Work required: Output the records exactly. Include every line.

Listing:
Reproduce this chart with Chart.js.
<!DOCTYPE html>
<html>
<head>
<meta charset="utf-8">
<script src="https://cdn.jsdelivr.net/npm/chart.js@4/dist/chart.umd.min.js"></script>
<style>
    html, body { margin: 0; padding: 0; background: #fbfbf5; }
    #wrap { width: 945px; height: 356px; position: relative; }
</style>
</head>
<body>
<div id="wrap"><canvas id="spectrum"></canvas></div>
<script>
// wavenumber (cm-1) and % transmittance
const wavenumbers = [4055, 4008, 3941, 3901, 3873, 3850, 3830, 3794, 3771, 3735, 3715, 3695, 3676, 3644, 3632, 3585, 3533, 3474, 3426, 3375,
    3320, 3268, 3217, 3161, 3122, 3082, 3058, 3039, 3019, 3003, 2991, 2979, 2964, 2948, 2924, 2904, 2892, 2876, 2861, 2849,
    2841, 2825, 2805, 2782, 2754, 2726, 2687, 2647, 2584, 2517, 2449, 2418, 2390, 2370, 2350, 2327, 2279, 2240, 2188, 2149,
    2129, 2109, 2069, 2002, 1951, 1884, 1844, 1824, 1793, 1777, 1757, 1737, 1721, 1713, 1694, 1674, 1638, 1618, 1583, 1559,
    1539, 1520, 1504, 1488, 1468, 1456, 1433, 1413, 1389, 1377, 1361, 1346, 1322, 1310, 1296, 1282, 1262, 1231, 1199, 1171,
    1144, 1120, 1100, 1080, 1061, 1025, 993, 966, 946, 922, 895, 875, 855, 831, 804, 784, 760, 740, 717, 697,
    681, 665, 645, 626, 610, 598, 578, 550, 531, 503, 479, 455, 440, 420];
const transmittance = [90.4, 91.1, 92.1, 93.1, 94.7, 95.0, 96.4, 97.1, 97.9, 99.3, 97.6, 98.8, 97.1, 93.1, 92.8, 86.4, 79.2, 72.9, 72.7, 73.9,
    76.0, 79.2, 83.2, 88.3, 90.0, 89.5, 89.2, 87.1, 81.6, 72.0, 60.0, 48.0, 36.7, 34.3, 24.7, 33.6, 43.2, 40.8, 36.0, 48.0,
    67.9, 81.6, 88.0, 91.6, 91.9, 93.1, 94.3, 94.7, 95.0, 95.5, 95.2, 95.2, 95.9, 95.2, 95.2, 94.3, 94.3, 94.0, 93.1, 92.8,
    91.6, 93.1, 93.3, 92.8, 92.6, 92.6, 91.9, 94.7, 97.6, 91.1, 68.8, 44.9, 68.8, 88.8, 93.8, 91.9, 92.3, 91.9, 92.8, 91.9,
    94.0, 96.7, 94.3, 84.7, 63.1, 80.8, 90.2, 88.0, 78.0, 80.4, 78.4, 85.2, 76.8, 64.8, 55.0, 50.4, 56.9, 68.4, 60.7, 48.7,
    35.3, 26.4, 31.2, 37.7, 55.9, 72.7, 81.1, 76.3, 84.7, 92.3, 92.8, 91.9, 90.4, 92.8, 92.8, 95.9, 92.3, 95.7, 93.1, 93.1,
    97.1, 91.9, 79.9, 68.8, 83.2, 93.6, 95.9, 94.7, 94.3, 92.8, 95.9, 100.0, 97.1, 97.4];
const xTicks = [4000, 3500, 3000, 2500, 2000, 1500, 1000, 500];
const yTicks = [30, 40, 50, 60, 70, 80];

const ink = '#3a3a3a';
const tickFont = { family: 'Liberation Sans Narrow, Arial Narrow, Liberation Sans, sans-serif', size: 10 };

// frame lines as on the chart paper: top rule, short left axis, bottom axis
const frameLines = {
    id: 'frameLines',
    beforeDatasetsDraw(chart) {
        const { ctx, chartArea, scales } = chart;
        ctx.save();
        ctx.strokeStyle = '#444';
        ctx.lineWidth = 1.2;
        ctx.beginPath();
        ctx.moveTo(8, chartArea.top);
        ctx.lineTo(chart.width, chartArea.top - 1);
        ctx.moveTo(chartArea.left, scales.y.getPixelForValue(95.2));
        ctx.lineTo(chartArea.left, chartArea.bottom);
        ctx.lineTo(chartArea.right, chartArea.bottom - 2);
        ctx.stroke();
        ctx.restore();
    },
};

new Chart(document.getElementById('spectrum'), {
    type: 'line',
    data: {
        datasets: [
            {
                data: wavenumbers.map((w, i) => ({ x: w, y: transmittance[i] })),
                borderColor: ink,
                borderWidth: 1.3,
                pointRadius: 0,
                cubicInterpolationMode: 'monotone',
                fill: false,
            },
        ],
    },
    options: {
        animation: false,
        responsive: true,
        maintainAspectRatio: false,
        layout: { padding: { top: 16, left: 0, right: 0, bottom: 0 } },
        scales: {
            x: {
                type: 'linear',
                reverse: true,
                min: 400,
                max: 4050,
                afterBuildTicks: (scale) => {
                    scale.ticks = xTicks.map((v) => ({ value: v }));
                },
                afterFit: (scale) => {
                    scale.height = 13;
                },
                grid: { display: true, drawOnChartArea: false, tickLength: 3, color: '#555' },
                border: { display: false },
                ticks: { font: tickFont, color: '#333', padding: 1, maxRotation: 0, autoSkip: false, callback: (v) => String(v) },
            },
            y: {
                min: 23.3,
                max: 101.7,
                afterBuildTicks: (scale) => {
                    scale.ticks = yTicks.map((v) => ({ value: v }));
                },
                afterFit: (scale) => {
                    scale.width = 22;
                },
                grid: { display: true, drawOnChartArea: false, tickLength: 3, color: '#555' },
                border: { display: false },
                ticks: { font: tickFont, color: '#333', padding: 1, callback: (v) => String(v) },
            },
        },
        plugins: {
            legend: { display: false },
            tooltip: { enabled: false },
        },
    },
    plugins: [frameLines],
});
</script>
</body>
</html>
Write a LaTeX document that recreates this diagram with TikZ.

Response to this exercise:
Reproduce this chart with Chart.js.
<!DOCTYPE html>
<html>
<head>
<meta charset="utf-8">
<script src="https://cdn.jsdelivr.net/npm/chart.js@4/dist/chart.umd.min.js"></script>
<style>
    html, body { margin: 0; padding: 0; background: #fbfbf5; }
    #wrap { width: 945px; height: 356px; position: relative; }
</style>
</head>
<body>
<div id="wrap"><canvas id="spectrum"></canvas></div>
<script>
// wavenumber (cm-1) and % transmittance
const wavenumbers = [4055, 4008, 3941, 3901, 3873, 3850, 3830, 3794, 3771, 3735, 3715, 3695, 3676, 3644, 3632, 3585, 3533, 3474, 3426, 3375,
    3320, 3268, 3217, 3161, 3122, 3082, 3058, 3039, 3019, 3003, 2991, 2979, 2964, 2948, 2924, 2904, 2892, 2876, 2861, 2849,
    2841, 2825, 2805, 2782, 2754, 2726, 2687, 2647, 2584, 2517, 2449, 2418, 2390, 2370, 2350, 2327, 2279, 2240, 2188, 2149,
    2129, 2109, 2069, 2002, 1951, 1884, 1844, 1824, 1793, 1777, 1757, 1737, 1721, 1713, 1694, 1674, 1638, 1618, 1583, 1559,
    1539, 1520, 1504, 1488, 1468, 1456, 1433, 1413, 1389, 1377, 1361, 1346, 1322, 1310, 1296, 1282, 1262, 1231, 1199, 1171,
    1144, 1120, 1100, 1080, 1061, 1025, 993, 966, 946, 922, 895, 875, 855, 831, 804, 784, 760, 740, 717, 697,
    681, 665, 645, 626, 610, 598, 578, 550, 531, 503, 479, 455, 440, 420];
const transmittance = [90.4, 91.1, 92.1, 93.1, 94.7, 95.0, 96.4, 97.1, 97.9, 99.3, 97.6, 98.8, 97.1, 93.1, 92.8, 86.4, 79.2, 72.9, 72.7, 73.9,
    76.0, 79.2, 83.2, 88.3, 90.0, 89.5, 89.2, 87.1, 81.6, 72.0, 60.0, 48.0, 36.7, 34.3, 24.7, 33.6, 43.2, 40.8, 36.0, 48.0,
    67.9, 81.6, 88.0, 91.6, 91.9, 93.1, 94.3, 94.7, 95.0, 95.5, 95.2, 95.2, 95.9, 95.2, 95.2, 94.3, 94.3, 94.0, 93.1, 92.8,
    91.6, 93.1, 93.3, 92.8, 92.6, 92.6, 91.9, 94.7, 97.6, 91.1, 68.8, 44.9, 68.8, 88.8, 93.8, 91.9, 92.3, 91.9, 92.8, 91.9,
    94.0, 96.7, 94.3, 84.7, 63.1, 80.8, 90.2, 88.0, 78.0, 80.4, 78.4, 85.2, 76.8, 64.8, 55.0, 50.4, 56.9, 68.4, 60.7, 48.7,
    35.3, 26.4, 31.2, 37.7, 55.9, 72.7, 81.1, 76.3, 84.7, 92.3, 92.8, 91.9, 90.4, 92.8, 92.8, 95.9, 92.3, 95.7, 93.1, 93.1,
    97.1, 91.9, 79.9, 68.8, 83.2, 93.6, 95.9, 94.7, 94.3, 92.8, 95.9, 100.0, 97.1, 97.4];
const xTicks = [4000, 3500, 3000, 2500, 2000, 1500, 1000, 500];
const yTicks = [30, 40, 50, 60, 70, 80];

const ink = '#3a3a3a';
const tickFont = { family: 'Liberation Sans Narrow, Arial Narrow, Liberation Sans, sans-serif', size: 10 };

// frame lines as on the chart paper: top rule, short left axis, bottom axis
const frameLines = {
    id: 'frameLines',
    beforeDatasetsDraw(chart) {
        const { ctx, chartArea, scales } = chart;
        ctx.save();
        ctx.strokeStyle = '#444';
        ctx.lineWidth = 1.2;
        ctx.beginPath();
        ctx.moveTo(8, chartArea.top);
        ctx.lineTo(chart.width, chartArea.top - 1);
        ctx.moveTo(chartArea.left, scales.y.getPixelForValue(95.2));
        ctx.lineTo(chartArea.left, chartArea.bottom);
        ctx.lineTo(chartArea.right, chartArea.bottom - 2);
        ctx.stroke();
        ctx.restore();
    },
};

new Chart(document.getElementById('spectrum'), {
    type: 'line',
    data: {
        datasets: [
            {
                data: wavenumbers.map((w, i) => ({ x: w, y: transmittance[i] })),
                borderColor: ink,
                borderWidth: 1.3,
                pointRadius: 0,
                cubicInterpolationMode: 'monotone',
                fill: false,
            },
        ],
    },
    options: {
        animation: false,
        responsive: true,
        maintainAspectRatio: false,
        layout: { padding: { top: 16, left: 0, right: 0, bottom: 0 } },
        scales: {
            x: {
                type: 'linear',
                reverse: true,
                min: 400,
                max: 4050,
                afterBuildTicks: (scale) => {
                    scale.ticks = xTicks.map((v) => ({ value: v }));
                },
                afterFit: (scale) => {
                    scale.height = 13;
                },
                grid: { display: true, drawOnChartArea: false, tickLength: 3, color: '#555' },
                border: { display: false },
                ticks: { font: tickFont, color: '#333', padding: 1, maxRotation: 0, autoSkip: false, callback: (v) => String(v) },
            },
            y: {
                min: 23.3,
                max: 101.7,
                afterBuildTicks: (scale) => {
                    scale.ticks = yTicks.map((v) => ({ value: v }));
                },
                afterFit: (scale) => {
                    scale.width = 22;
                },
                grid: { display: true, drawOnChartArea: false, tickLength: 3, color: '#555' },
                border: { display: false },
                ticks: { font: tickFont, color: '#333', padding: 1, callback: (v) => String(v) },
            },
        },
        plugins: {
            legend: { display: false },
            tooltip: { enabled: false },
        },
    },
    plugins: [frameLines],
});
</script>
</body>
</html>
Write a LaTeX document that recreates this diagram with TikZ.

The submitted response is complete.